Group 2 – the national republics and regions. All of them, except Kazakhstan, are marked by a large growth in population both through natural increase and through immigration from outside: Uzbek SSR (+28.8%), Tajik SSR (+34.6%), Turkmen SSR (+18.8%), Kirgiz SSR (+37.2%), Azerbaijani SSR (+32.8%), Armenian SSR (+38.6%), Georgian SSR (+27.3%), Dagestani ASSR (+28.3%), Karelia (+92.0%) etc.
Group 3 – regions from the former grain consuming areas, marked by a large exodus of people moving into the first two groups. These include Kalinin region, the Western region, parts of Yaroslavl', Kirov, the Belorussian SSR etc.
Group 4 – regions with a growth coefficient close to the average with a relatively small mechanical population movement. This group includes Ivanovo region (+13.9%), Omsk (+12.3%) etc.
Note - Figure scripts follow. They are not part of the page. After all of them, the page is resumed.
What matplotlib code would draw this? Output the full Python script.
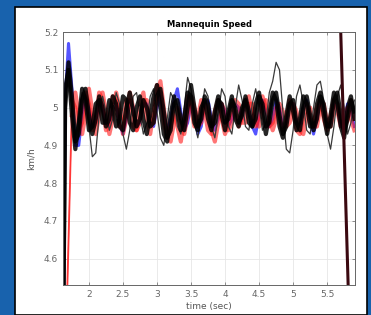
import numpy as np
import matplotlib
matplotlib.use('Agg')
import matplotlib.pyplot as plt
from matplotlib.patches import Rectangle

# Velocidade do manequim (km/h), amostras a cada 0.05 s a partir de t0
t0 = 1.60
dt = 0.05

black_1 = [3.90, 5.00, 5.12, 5.03, 4.91, 4.93, 5.02, 5.05, 4.98, 4.93, 4.97, 5.03, 5.00, 4.95, 4.97, 5.03,
           5.01, 4.95, 4.94, 5.00, 5.04, 4.99, 4.95, 4.97, 5.02, 5.00, 4.95, 4.96, 5.03, 5.05, 4.99, 4.92,
           4.94, 5.01, 5.02, 4.97, 4.94, 5.00, 5.06, 5.00, 4.95, 4.97, 5.03, 5.01, 4.95, 4.96, 5.02, 5.01,
           4.96, 4.97, 5.02, 5.00, 4.96, 4.98, 5.03, 4.99, 4.95, 4.97, 5.03, 5.01, 4.95, 4.96, 5.02, 5.04,
           4.98, 4.93, 4.95, 5.01, 5.02, 4.96, 4.94, 5.00, 5.03, 4.98, 4.94, 4.97, 5.03, 5.01, 4.95, 4.95,
           5.02, 5.04, 4.98, 4.93, 4.97, 5.02, 4.99]
black_2 = [3.90, 5.05, 5.10, 4.98, 4.89, 4.96, 5.05, 5.02, 4.94, 4.95, 5.01, 5.02, 4.96, 4.96, 5.02, 5.00,
           4.95, 4.97, 5.03, 5.02, 4.96, 4.94, 5.00, 5.03, 4.97, 4.93, 4.98, 5.03, 5.06, 5.00, 4.93, 4.91,
           4.98, 5.03, 4.99, 4.94, 4.97, 5.04, 5.03, 4.96, 4.94, 5.00, 5.02, 4.97, 4.94, 4.99, 5.03, 4.98,
           4.94, 4.99, 5.03, 4.97, 4.95, 5.00, 5.02, 4.96, 4.95, 5.01, 5.04, 4.98, 4.93, 4.98, 5.04, 5.02,
           4.95, 4.92, 4.98, 5.03, 4.99, 4.94, 4.97, 5.03, 5.01, 4.95, 4.95, 5.01, 5.04, 4.98, 4.93, 4.98,
           5.04, 5.01, 4.95, 4.92, 5.00, 5.03, 4.97]
black_3 = [3.90, 5.00, 5.10, 5.00, 4.92, 4.98, 5.04, 5.01, 4.95, 4.87, 4.88, 4.98, 5.03, 4.99, 4.94, 4.97,
           5.04, 5.01, 4.93, 4.89, 4.94, 5.03, 5.04, 4.98, 4.93, 4.96, 5.03, 5.05, 4.99, 4.92, 4.90, 4.97,
           5.04, 5.02, 4.95, 4.93, 5.00, 5.08, 5.05, 4.96, 4.92, 4.98, 5.05, 5.03, 4.95, 4.92, 4.98, 5.05,
           5.03, 4.95, 4.93, 5.00, 5.06, 5.02, 4.95, 4.94, 5.01, 5.05, 5.00, 4.94, 4.96, 5.04, 5.07, 5.12,
           5.10, 4.99, 4.89, 4.88, 4.94, 5.03, 5.06, 5.01, 4.94, 4.93, 5.00, 5.06, 5.07, 5.02, 4.93, 4.89,
           4.95, 5.03, 5.06, 5.00, 4.93, 4.96, 5.02]
red_1 = [np.nan, 4.33, 4.67, 5.02, 5.00, 4.94, 4.96, 5.04, 5.01, 4.94, 4.96, 5.04, 5.02, 4.94, 4.95, 5.03,
         5.02, 4.95, 4.95, 5.02, 5.02, 4.95, 4.94, 5.01, 5.04, 4.97, 4.93, 4.99, 5.06, 5.04, 4.96, 4.92,
         4.95, 4.99, 4.95, 4.91, 4.97, 5.03, 5.00, 4.95, 4.97, 5.02, 4.99, 4.94, 4.93, 4.99, 5.02, 4.97,
         4.93, 4.96, 5.01, 4.99, 4.95, 4.97, 5.02, 5.03, 4.98, 4.95, 4.98, 5.03, 5.00, 4.95, 4.96, 5.00,
         4.98, 4.94, 4.97, 5.02, 4.99, 4.94, 4.93, 4.98, 5.01, 4.96, 4.95, 5.00, 5.02, 4.97, 4.94, 4.98,
         5.02, 4.99, 4.95, 4.96, 5.00, 4.97, 4.94]
red_2 = [np.nan, 4.28, 4.62, 4.98, 5.04, 4.98, 4.93, 4.98, 5.05, 4.99, 4.93, 4.98, 5.04, 4.99, 4.93, 4.97,
         5.04, 5.00, 4.93, 4.97, 5.04, 5.00, 4.94, 4.96, 5.02, 5.02, 4.96, 4.96, 5.03, 5.07, 5.00, 4.93,
         4.91, 4.96, 5.00, 4.96, 4.93, 4.98, 5.03, 5.00, 4.95, 4.96, 5.01, 5.00, 4.94, 4.91, 4.96, 5.01,
         4.99, 4.94, 4.96, 5.02, 5.01, 4.96, 4.96, 5.01, 5.01, 4.96, 4.95, 5.00, 5.02, 4.97, 4.94, 4.97,
         5.01, 4.99, 4.95, 4.96, 5.01, 4.99, 4.94, 4.93, 4.98, 5.00, 4.95, 4.95, 5.00, 5.01, 4.96, 4.95,
         4.99, 5.01, 4.97, 4.94, 4.97, 5.02, 4.97]
blue_1 = [3.90, 5.02, 5.17, 5.05, 4.90, 4.90, 4.98, 5.03, 5.00, 4.95, 4.96, 5.01, 5.01, 4.96, 4.95, 5.00,
          5.01, 4.96, 4.93, 4.97, 5.02, 5.00, 4.95, 4.96, 5.01, 5.01, 4.96, 4.95, 5.00, 5.03, 4.98, 4.94,
          4.97, 5.02, 5.05, 4.99, 4.94, 4.96, 5.01, 4.99, 4.93, 4.95, 5.01, 5.02, 4.97, 4.94, 4.97, 5.01,
          4.99, 4.95, 4.97, 5.01, 5.00, 4.97, 5.02, 5.00, 4.95, 4.93, 4.98, 5.02, 4.99, 4.95, 4.97, 5.02,
          5.00, 4.95, 4.96, 5.01, 5.01, 4.96, 4.95, 5.00, 5.02, 4.97, 4.93, 4.97, 5.02, 5.00, 4.95, 4.96,
          5.01, 5.00, 4.95, 4.96, 5.01, 4.99, 4.95]

# queda no fim do ensaio
drop_t = [5.69, 5.82]
drop_v = [5.26, 4.46]


def tempo(v):
    return t0 + dt * np.arange(len(v))


fig = plt.figure(figsize=(3.71, 3.15), dpi=100, facecolor='#1862ad')
fig.patches.append(Rectangle((15 / 371, 0), 352 / 371, 308 / 315, transform=fig.transFigure,
                             facecolor='white', edgecolor='black', linewidth=1.2, zorder=-10))

ax = fig.add_axes([0.170, 0.095, 0.787, 0.803])
ax.set_zorder(5)

ax.plot(tempo(blue_1), blue_1, color='#2a2aff', lw=2.2, alpha=0.8)
for s in (red_1, red_2):
    t = tempo(s)
    # subida inicial fina, depois a faixa grossa
    ax.plot(t[:4], s[:4], color='#ff3030', lw=1.0, alpha=0.9)
    ax.plot(t[3:], s[3:], color='#ff1a1a', lw=3.0, alpha=0.6)
ax.plot(tempo(black_3), black_3, color='#3a3a3a', lw=0.9)
for s in (black_1, black_2):
    ax.plot(tempo(s), s, color='black', lw=3.0, alpha=0.85)
ax.plot(drop_t, drop_v, color='#3a0810', lw=2.2)

ax.set_xlim(1.62, 5.91)
ax.set_ylim(4.53, 5.2)
ax.set_xticks([2, 2.5, 3, 3.5, 4, 4.5, 5, 5.5])
ax.set_xticklabels(['2', '2.5', '3', '3.5', '4', '4.5', '5', '5.5'])
ax.set_yticks([4.6, 4.7, 4.8, 4.9, 5.0, 5.1, 5.2])
ax.set_yticklabels(['4.6', '4.7', '4.8', '4.9', '5', '5.1', '5.2'])
ax.tick_params(direction='in', length=2, width=0.5, labelsize=6.5, colors='#666666',
               top=True, right=True)
ax.grid(True, color='#e6e6e6', lw=0.6)
for sp in ax.spines.values():
    sp.set_color('#666666')
    sp.set_linewidth(0.7)

ax.set_title('Mannequin Speed', fontsize=6, fontweight='bold', pad=4)
ax.set_xlabel('time (sec)', fontsize=6.5, color='#555555', labelpad=2)
ax.set_ylabel('km/h', fontsize=6.5, color='#555555', labelpad=6)

fig.savefig('out.png', dpi=100, facecolor=fig.get_facecolor())
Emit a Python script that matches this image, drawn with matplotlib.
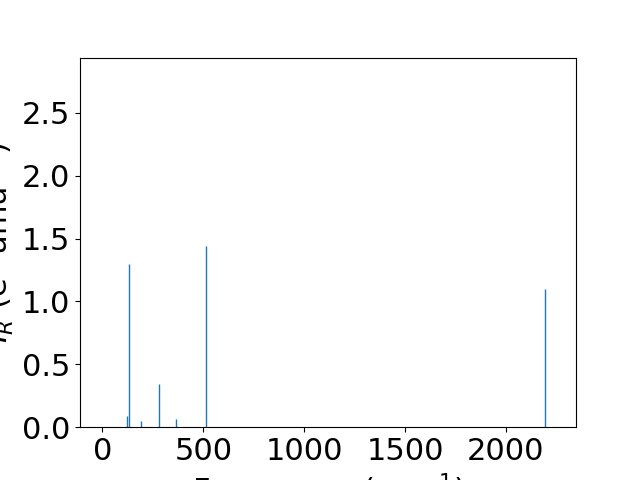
import matplotlib
matplotlib.use("Agg")
from matplotlib import pyplot as plt

freqs = [124, 134, 189, 279, 363, 512, 2194]
intensities = [0.09, 1.30, 0.05, 0.34, 0.065, 1.44, 1.10]


def main():
    plt.rcParams["font.size"] = 22
    fig, ax = plt.subplots(figsize=(6.4, 4.8), dpi=100)
    ax.vlines(freqs, 0, intensities, color="C0", linewidth=1)
    ax.set_xlim(-111, 2347)
    ax.set_ylim(0, 2.94)
    ax.set_xlabel("Frequency (cm$^{-1}$)")
    ax.set_ylabel("$I_R$ (e$^2$ amu$^{-1}$)")
    plt.savefig("out.png")
    plt.close()


if __name__ == "__main__":
    main()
Group 5 – basically agricultural regions with unfavourable indices of population movement and relatively large, compared to other regions, percentages of kulak elements expelled from the region. This includes the agricultural regions of the Ukraine (excluding the Donbass), Kazakhstan, Kursk region, Saratov region, the Volga German ASSR, Kuybyshev region, the Azov-Black Sea lands, the Russian regions of the North Caucasus, and parts of Voronezh and Stalingrad regions.
It should be noted that this group contains those regions where kulak resistance to collectivisation was most vicious and sharp, and this is reflected in the population levels.
This grouping outlined above reflects only the basic tendencies in each region, whilst in fact in many regions there have been various tendencies. For example, the overall growth of the population of the Dnepropetrovsk region by 6.8% stems from the enormous growth in the urban population (+177.0%), while at the same time the rural population has fallen by 26.3%. An analogous situation has existed in various other regions...
Published source: A F Kiselev, E M Shchagin (eds), Khrestomatiya po otechestvennoy istorii (1914 – 1945 gg.), Vlados, Moscow, 1996, pp. 419 – 422.
Archive source: GARF 5446/29/1096 ll. 17 – 29.